After Hacienda broke up, Schwebel found himself with a backlog of songs he had written. He called Adrian Quesada (guitar), who has played in the bands Grupo Fantasma and Ocote Soul Sounds and owns a recording studio in Austin. Quesada was a friend of Schwebel’s going back to their high school days in Laredo (a parallel to Hallahan’s relationship with MMJ leader Jim James, who he met in grade school in Louisville). “They were the two guys who made it out of a small border town and made a musical career for themselves,” Hallahan says.

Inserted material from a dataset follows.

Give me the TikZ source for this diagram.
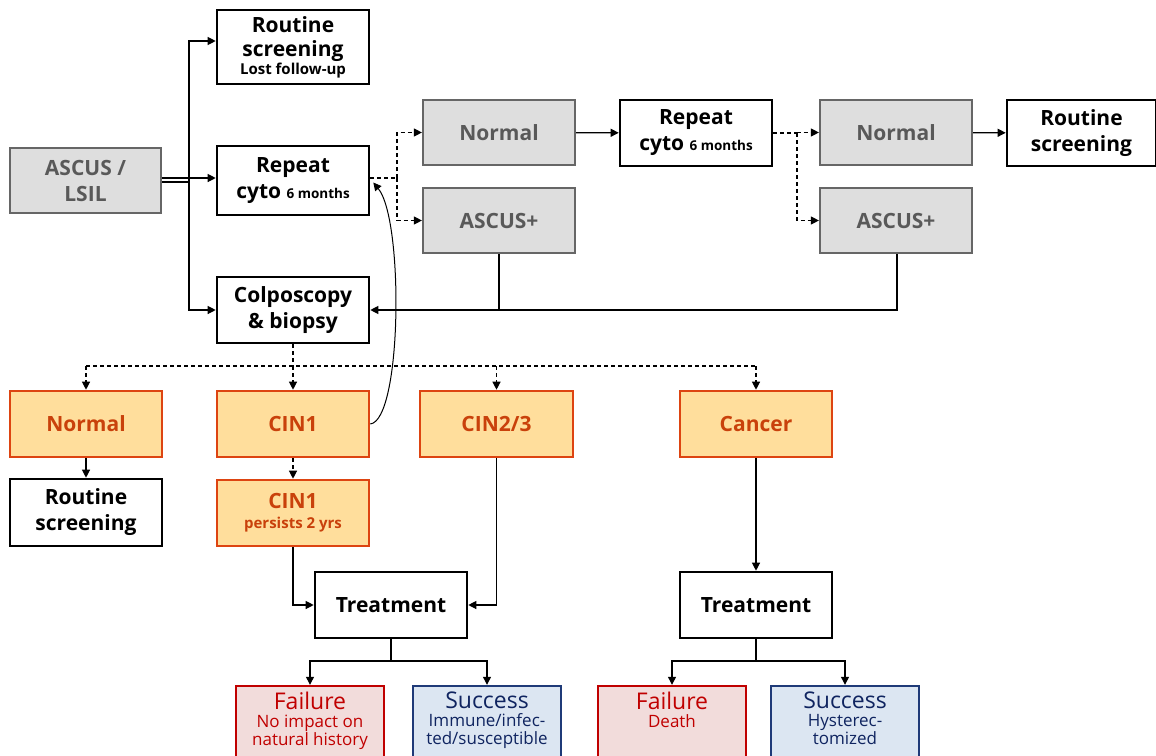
\documentclass[tikz,border=0pt]{standalone}
\usepackage{fontspec}
\setmainfont{Open Sans}
\usetikzlibrary{arrows.meta}
\definecolor{gfill}{HTML}{DEDEDE}
\definecolor{gdraw}{HTML}{666666}
\definecolor{gtext}{HTML}{595959}
\definecolor{ofill}{HTML}{FFDE9C}
\definecolor{odraw}{HTML}{DD4411}
\definecolor{otext}{HTML}{C9410B}
\definecolor{ffill}{HTML}{F2DCDB}
\definecolor{fdraw}{HTML}{C00000}
\definecolor{sfill}{HTML}{DCE6F2}
\definecolor{sdraw}{HTML}{1F3A78}
\definecolor{stext}{HTML}{0F2460}
\newcommand{\bigf}{\bfseries\fontsize{21}{26}\selectfont}
\newcommand{\smf}{\bfseries\fontsize{13.5}{16}\selectfont}
\newcommand{\smg}{\bfseries\fontsize{15}{16}\selectfont}
\newcommand{\outf}{\fontsize{23}{18}\selectfont}
\newcommand{\subf}{\fontsize{17}{17}\selectfont}
\tikzset{
  basebox/.style={rectangle, align=center, inner sep=0pt, minimum width=152pt, minimum height=66pt, font=\bigf},
  wbox/.style={basebox, draw=black, line width=2.6pt, fill=white, text=black},
  gbox/.style={basebox, draw=gdraw, line width=2.2pt, fill=gfill, text=gtext},
  obox/.style={basebox, draw=odraw, line width=2.6pt, fill=ofill, text=otext},
  fbox/.style={basebox, draw=fdraw, line width=2.4pt, fill=ffill, minimum width=148pt, minimum height=84pt},
  sbox/.style={basebox, draw=sdraw, line width=2.4pt, fill=sfill, minimum width=148pt, minimum height=84pt},
  outtext/.style={anchor=north, align=center, inner sep=0pt, font=\outf},
  conn/.style={line width=1.2pt, draw=black},
  arr/.style={conn, -{Triangle[length=8pt,width=8pt]}},
  darr/.style={arr, dash pattern=on 4pt off 3pt},
  dconn/.style={conn, dash pattern=on 4pt off 3pt},
}
\begin{document}
\begin{tikzpicture}[x=1pt,y=-1pt]
\useasboundingbox (0,0) rectangle (1156,755);
% top area
\node[gbox, minimum width=151pt, minimum height=65pt] (ascus) at (85.5,180.5) {ASCUS /\\LSIL};
\node[wbox, minimum height=74pt] (rs1) at (293,47) {Routine\\[-2pt]screening\\[-8pt]{\smg Lost follow-up}};
\node[wbox, minimum height=69pt] (rep1) at (293,180.5) {Repeat\\cyto {\smf 6 months}};
\node[wbox] (colpo) at (293,310) {Colposcopy\\\& biopsy};
\node[gbox, minimum height=65pt] (norm1) at (499,132.5) {Normal};
\node[gbox, minimum height=65pt] (asc1) at (499,220.5) {ASCUS+};
\node[wbox] (rep2) at (696,133) {Repeat\\cyto {\smf 6 months}};
\node[gbox, minimum height=65pt] (norm2) at (896,132.5) {Normal};
\node[gbox, minimum height=65pt] (asc2) at (896,220.5) {ASCUS+};
\node[wbox, minimum width=149pt] (rs2) at (1081.5,133) {Routine\\screening};
% orange row
\node[obox] (onorm) at (86,424) {Normal};
\node[obox] (cin1) at (293,424) {CIN1};
\node[obox, minimum width=153pt] (cin23) at (496.5,424) {CIN2/3};
\node[obox] (cancer) at (756,424) {Cancer};
\node[wbox, minimum height=67pt] (rs3) at (86,512.5) {Routine\\screening};
\node[obox] (cinp) at (293,513) {CIN1\\[-6pt]{\smg persists 2 yrs}};
\node[wbox] (tr1) at (391,605) {Treatment};
\node[wbox] (tr2) at (756,605) {Treatment};
% outcome boxes
\node[fbox] (fail1) at (310,728) {};
\node[sbox] (succ1) at (487,728) {};
\node[fbox] (fail2) at (672,728) {};
\node[sbox] (succ2) at (845,728) {};
\node[outtext, text=fdraw] (tf1) at ([yshift=-7pt]fail1.north) {Failure\\{\subf No impact on}\\{\subf natural history}};
\node[outtext, text=stext] (ts1) at ([yshift=-7pt]succ1.north) {Success\\{\subf Immune/infec-}\\{\subf ted/susceptible}};
\node[outtext, text=fdraw] (tf2) at ([yshift=-7pt]fail2.north) {Failure\\{\subf Death}};
\node[outtext, text=stext] (ts2) at ([yshift=-7pt]succ2.north) {Success\\{\subf Hysterec-}\\{\subf tomized}};
% connectors from ASCUS/LSIL
\coordinate (fk) at (189,182);
\draw[arr] ([yshift=2.5pt]ascus.east) -- ([yshift=2.5pt]rep1.west);
\draw[conn] ([yshift=-1.5pt]ascus.east) -- (fk);
\draw[arr] (fk) |- ([yshift=6pt]rs1.west);
\draw[arr] (fk) |- (colpo.west);
% repeat 1 branches
\coordinate (f1) at (397,178);
\draw[dconn] ([yshift=2.5pt]rep1.east) -- (f1);
\draw[darr] (f1) |- (norm1.west);
\draw[darr] (f1) |- (asc1.west);
\draw[arr] (norm1) -- (rep2);
\coordinate (f2) at (797,133);
\draw[dconn] (rep2.east) -- (f2);
\draw[darr] (f2) |- (norm2.west);
\draw[darr] (f2) |- (asc2.west);
\draw[arr] (norm2) -- (rs2);
% return to colposcopy
\coordinate (rt) at (897,310);
\draw[arr] (asc2.south -| rt) -- (rt) -- (colpo.east);
\draw[conn] (asc1.south) -- (asc1.south |- rt);
% curved return from CIN1
\draw[arr, line width=1pt] (cin1.east) .. controls (402,420) and (404,220) .. ([xshift=3pt,yshift=-2pt]rep1.east);
% colposcopy results
\coordinate (cb) at (293,366);
\draw[dconn] (colpo.south) -- (cb);
\draw[dconn] (onorm.north |- cb) -- (cancer.north |- cb);
\draw[darr] (onorm.north |- cb) -- (onorm.north);
\draw[darr] (cb) -- (cin1.north);
\draw[darr] (cin23.north |- cb) -- (cin23.north);
\draw[darr] (cancer.north |- cb) -- (cancer.north);
\draw[arr] (onorm) -- (rs3);
\draw[darr] (cin1) -- (cinp);
\draw[arr] (cinp.south) |- (tr1.west);
\draw[arr] (cin23.south) |- (tr1.east);
\draw[arr] (cancer) -- (tr2);
% outcomes
\coordinate (o1) at (391,661);
\draw[conn] (tr1.south) -- (o1);
\draw[arr] (o1) -| (fail1.north);
\draw[arr] (o1) -| (succ1.north);
\coordinate (o2) at (756,661);
\draw[conn] (tr2.south) -- (o2);
\draw[arr] (o2) -| (fail2.north);
\draw[arr] (o2) -| (succ2.north);
\end{tikzpicture}
\end{document}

The Texans got together and made some demo recordings. Schwebel kept Hallahan up to date on their progress, and then asked if the drummer would be into playing on some songs. “I’ve loved his songwriting from the get-go, and it seemed like they were going in a great direction,” says Hallahan, who then had time on his hands while MMJ went on a break after a long tour, and as James worked on his solo album.

Suddenly, a new band was born — though Hallahan didn’t meet Quesada until the band’s first day together in the studio. They recorded in Auerbach’s Nashville studio and Kevin Ratterman’s La La Land in Louisville, starting in November 2012, where “I was flying blind,” Hallahan says, “creating with someone I didn’t know — which was part of the allure. It was supposed to be a little side recording project, but it was instantaneous, the camaraderie.”

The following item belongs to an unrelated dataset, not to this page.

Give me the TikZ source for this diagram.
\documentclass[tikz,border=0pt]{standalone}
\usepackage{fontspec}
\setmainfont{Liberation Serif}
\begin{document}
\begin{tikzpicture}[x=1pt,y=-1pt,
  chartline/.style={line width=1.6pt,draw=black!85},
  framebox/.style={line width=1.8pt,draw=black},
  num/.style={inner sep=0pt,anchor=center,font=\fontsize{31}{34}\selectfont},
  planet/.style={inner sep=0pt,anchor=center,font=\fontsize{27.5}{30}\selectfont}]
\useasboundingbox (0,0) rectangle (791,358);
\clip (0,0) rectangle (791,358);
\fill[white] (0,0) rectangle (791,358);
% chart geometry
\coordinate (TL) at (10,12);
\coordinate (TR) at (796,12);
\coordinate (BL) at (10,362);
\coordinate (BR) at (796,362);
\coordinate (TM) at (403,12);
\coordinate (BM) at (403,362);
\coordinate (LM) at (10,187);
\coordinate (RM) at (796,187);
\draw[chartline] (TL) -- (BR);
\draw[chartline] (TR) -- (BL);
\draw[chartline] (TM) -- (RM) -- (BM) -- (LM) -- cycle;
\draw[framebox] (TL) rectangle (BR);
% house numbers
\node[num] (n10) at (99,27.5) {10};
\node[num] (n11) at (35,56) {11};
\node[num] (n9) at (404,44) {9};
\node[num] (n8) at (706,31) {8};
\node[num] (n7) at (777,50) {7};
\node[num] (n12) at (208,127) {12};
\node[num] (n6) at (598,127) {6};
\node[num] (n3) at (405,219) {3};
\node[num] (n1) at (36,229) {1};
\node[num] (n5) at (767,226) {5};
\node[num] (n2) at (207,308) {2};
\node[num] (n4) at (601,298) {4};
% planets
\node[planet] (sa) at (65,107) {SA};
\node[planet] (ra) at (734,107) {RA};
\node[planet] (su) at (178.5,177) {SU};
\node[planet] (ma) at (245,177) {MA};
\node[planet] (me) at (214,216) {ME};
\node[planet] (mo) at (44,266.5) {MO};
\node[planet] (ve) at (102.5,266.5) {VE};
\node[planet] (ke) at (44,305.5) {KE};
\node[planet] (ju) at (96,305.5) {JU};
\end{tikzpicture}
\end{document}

The album has already been reviewed by Rolling Stone, whose critic noted similarities between its first single, “Out on the Street,” and the ’80s hit “Somebody’s Watching Me” by Rockwell, while also comparing Spanish Gold to the Black Keys. “It was not an intentional move,” Hallahan notes about the Rockwell rhythm. “At this point in music history, it’s really hard to do anything that doesn’t sound like something that’s already been done.”

It’s not a new experience for Hallahan, whose 2005 MMJ co-write “Off the Record” was also compared to an earlier hit song, the “Hawaii Five-O” theme.

The good news about the album is, “My mom’s having a blast with it,” he says. “It’s definitely hookier than some of the stuff I do. It’s got more of a pop element to it, I guess.”

Spanish Gold plans to tour through the summer, including a performance on “The Late Show with David Letterman” on June 3 and a set at the Forecastle Festival on July 19. “It’s definitely grown some wings,” Hallahan says, laughing as he adds, “I didn’t plan on joining another touring band. But I’m a believer in this. It’s very honest music, it’s very fun music, and it’s a complete departure from what I’ve made with My Morning Jacket.”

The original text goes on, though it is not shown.